- North American box art
- Developer: Rideon
- Publishers: Digital WW: Circle Entertainment; Physical NA: PM Studios;
- Platform: Nintendo Switch
- Release: JP: January 18, 2018; WW: February 8, 2018;
- Genre: Tactical role-playing game
- Mode: Single-player

= Mercenaries Saga Chronicles =

2018 video game

Mercenaries Saga Chronicles is a tactical role-playing game released for the Nintendo Switch. The game is a collection of three previous Mercenaries Saga games - Mercenaries Saga: Will of the White Lions, Mercenaries Saga 2: Order of the Silver Eagle and Mercenaries Saga 3: Gray Wolves of War.

==Gameplay==
Mercenaries Saga Chronicles consists of a collection of the three entries in the Mercenary Saga games; Mercenaries Saga: Will of the White Lions, Mercenaries Saga 2: Order of the Silver Eagle and Mercenaries Saga 3: Gray Wolves of War. All three titles play as tactical role-playing games games, playing similarly to the Final Fantasy Tactics and Tactics Ogre series of games. The player directs a team of characters across a grid to battle a computer-controlled opponent team in turn based combat. In a character's turn, the player makes decisions in regards to moving a character on the grid within their movement range, and potentially attacking opponents if any are within the attack range. Damage is affected based on characters' proximity to one another and the overall map of the grid. Effectiveness of attacks are determined by a character's attack power against the other character's defense, all of which are altered based on character's base stats, and alteration of said stats based on equipping items and changing classes of characters in the game's menus prior to starting battles. Successful attacks earn experience points and skill points, which in turn help characters level up and strengthen their stats, while "mana points", which are slowly accrued over the course of battle, are used in order to use more powerful attacks mid-battle. If a character loses all of their health through being attacked, they faint, and after 5 rounds of turns, they are removed from the specific battle and unable until the next battle. The game is won if the player makes the entire team fainted or removed from battle, and loses if the same happens to them.
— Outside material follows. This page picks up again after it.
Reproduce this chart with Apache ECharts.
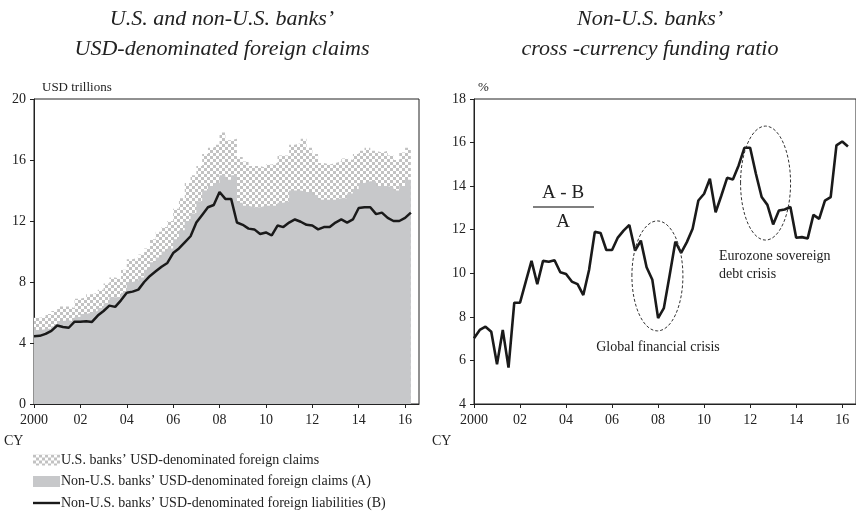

The three titles combined contain 82 specific story-based battles, along with more optional battles as well.

==Story==
All three games revolve around the same basic premise: The game follows a group of mercenaries that start out with just taking random odd jobs, but eventually lead the group into various political and social drama over the course of their travels, while people increasingly join the group as the story progresses. The first title follows Leon, the leader of the "White Lions" mercenary group, who in their mercenary work, get wrapped up in an on-going war. The second title follows Claude, the leader of the "Silver Eagle" mercenaries, who end up searching for the antidote for a prince poisoned by an assassin. The third title follows Marion, the leader of the "Gray Wolves" mercenaries, who fights for the Kingdom against an uprising from the opposing Liberation Army.

==Development and release==
The game was first announced on January 2, 2018, as a collection of the three previous games in the Mercenaries Saga series -Mercenaries Saga: Will of the White Lions, Mercenaries Saga 2: Order of the Silver Eagle and Mercenaries Saga 3: Gray Wolves of War. The game was developed by Rideon Japan, the original developer of all three entries, and prior to them, had previously developed the Adventure Bar Story mobile phone game. The game marks the first time that all three games were made playable in English on one platform; the first Mercenaries Saga was only released on mobile phones in Japan, while the second and third titles were released on mobile phone and Nintendo 3DS in both Japanese and English. Chronicles was released on January 18 in Japan, and on February 8 in North America and Europe. The three games are largely the same as they were in their individual releases, but do feature some minor changes to the first two entries in the series to make them consistent with the setup of the third entry.

==Reception==

Reception for the game was generally positive; reviewers generally praised the game's core gameplay for being a good, if not simplified, recreation of the Final Fantasy Tactics and Tactics Ogre games core gameplay, and for the collection containing a lot of content in compiling three titles in one release. Conversely, multiple reviewers criticized the weak story and overall generic presentation and graphics.

Aggregate score
| Aggregator | Score |
|---|---|
| Metacritic | 68/100 |

Review scores
| Publication | Score |
|---|---|
| Computer Games Magazine | 7/10 |
| Nintendo Life | 7/10 |
| Nintendo World Report | 7/10 |

== Sequels ==
Further entries in the series include Mercenaries Wings: The False Phoenix, Mercenaries Blaze: Dawn of the Twin Dragons, Mercenaries Rebirth: Call of the Wild Lynx, and Mercenaries Lament: Requiem of the Silver Wolf.